Retype nothing but the lines from the start of the material up to and including the line with "160, 180, 200]". Pictures don't belong in the copy.

───── Provided data

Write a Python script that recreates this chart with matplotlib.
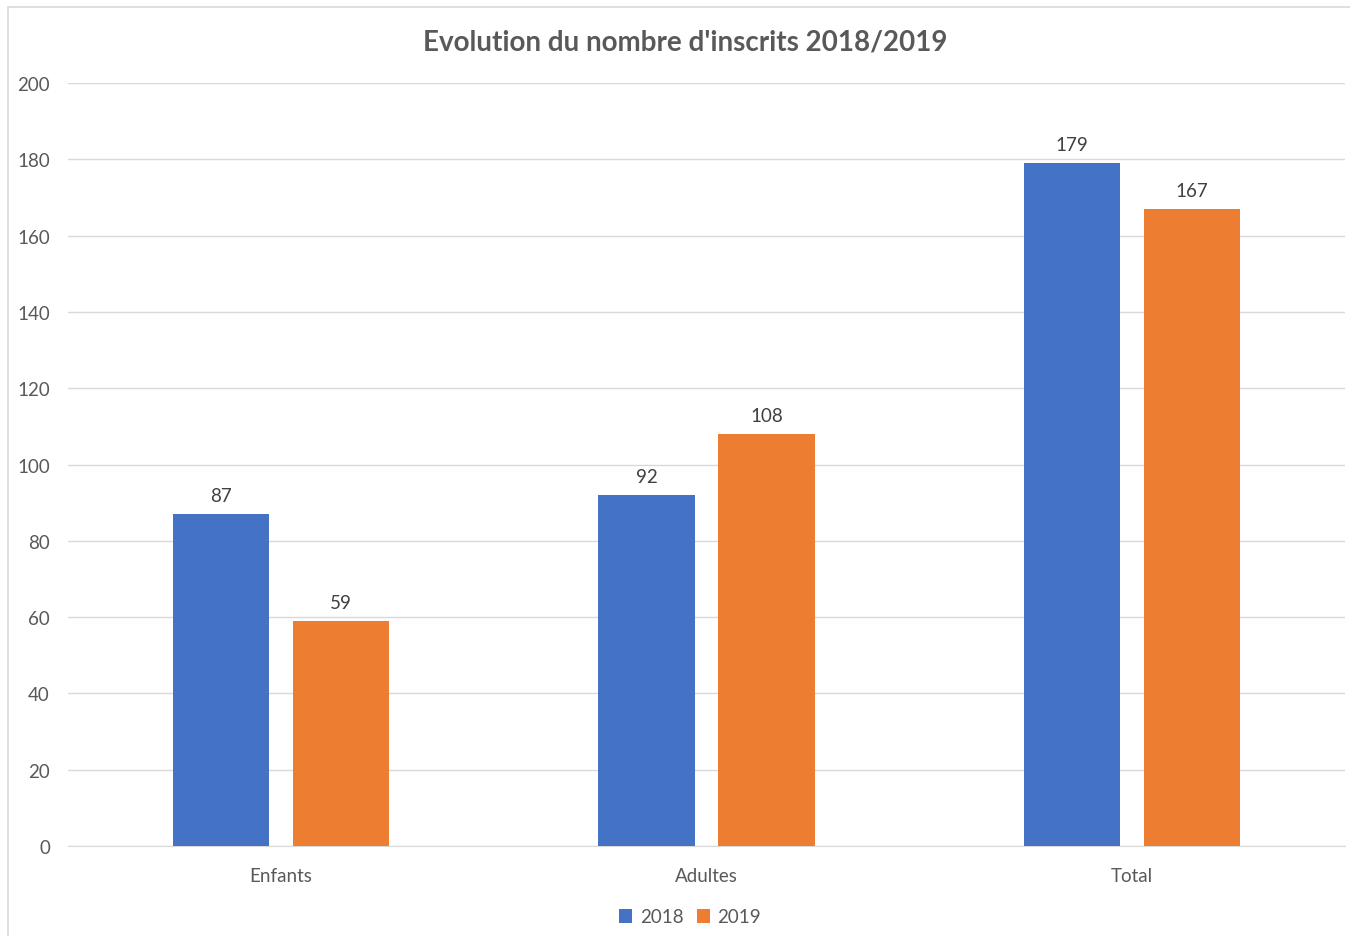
import matplotlib.pyplot as plt
import numpy as np
from matplotlib.patches import Rectangle

categories = ['Enfants', 'Adultes', 'Total']
series_names = ['2018', '2019']
values_2018 = [87, 92, 179]
values_2019 = [59, 108, 167]
y_ticks = [0, 20, 40, 60, 80, 100, 120, 140, 160, 180, 200]

blue = '#4472C4'
orange = '#ED7D31'
text_col = '#595959'

plt.rcParams['font.family'] = ['Lato', 'DejaVu Sans']

fig = plt.figure(figsize=(13.5, 9.37), dpi=100)
ax = fig.add_axes([68 / 1350, 1 - 847 / 937, (1345 - 68) / 1350, (847 - 84) / 937])

x = np.arange(len(categories))
off = 0.141
w = 0.226
b1 = ax.bar(x - off, values_2018, w, color=blue, label=series_names[0], zorder=3)
b2 = ax.bar(x + off, values_2019, w, color=orange, label=series_names[1], zorder=3)

for bars in (b1, b2):
    for r in bars:
        ax.annotate(f'{int(r.get_height())}', (r.get_x() + r.get_width() / 2, r.get_height()),
                    xytext=(0, 7), textcoords='offset points', ha='center', va='bottom',
                    fontsize=13.5, color='#404040')

ax.set_xlim(-0.5, 2.5)
ax.set_ylim(0, 200)
ax.set_yticks(y_ticks)
ax.set_xticks(x)
ax.set_xticklabels(categories)
ax.tick_params(axis='both', length=0, labelsize=13.5, labelcolor=text_col)
ax.tick_params(axis='y', pad=13)
ax.tick_params(axis='x', pad=15)
ax.grid(axis='y', color='#D9D9D9', linewidth=1, zorder=0)
for s in ['top', 'right', 'left']:
    ax.spines[s].set_visible(False)
ax.spines['bottom'].set_color('#D9D9D9')

fig.text(685 / 1350, 1 - 43 / 937, "Evolution du nombre d'inscrits 2018/2019",
         ha='center', va='center', fontsize=20, fontweight='bold', color=text_col)

fig.legend(loc='center', bbox_to_anchor=(690 / 1350, 1 - 918 / 937), ncol=2, frameon=False,
           fontsize=13.5, labelcolor=text_col, handlelength=0.7, handleheight=0.7,
           handletextpad=0.4, columnspacing=0.7)

# chart area border
fig.patches.append(Rectangle((8 / 1350, -0.01), 1.02, 1 - 8 / 937 + 0.01, transform=fig.transFigure,
                             fill=False, edgecolor='#D9D9D9', linewidth=1.2))

fig.savefig('out.png', dpi=100, facecolor='white')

──────────

• Full answer:
Write a Python script that recreates this chart with matplotlib.
import matplotlib.pyplot as plt
import numpy as np
from matplotlib.patches import Rectangle

categories = ['Enfants', 'Adultes', 'Total']
series_names = ['2018', '2019']
values_2018 = [87, 92, 179]
values_2019 = [59, 108, 167]
y_ticks = [0, 20, 40, 60, 80, 100, 120, 140, 160, 180, 200]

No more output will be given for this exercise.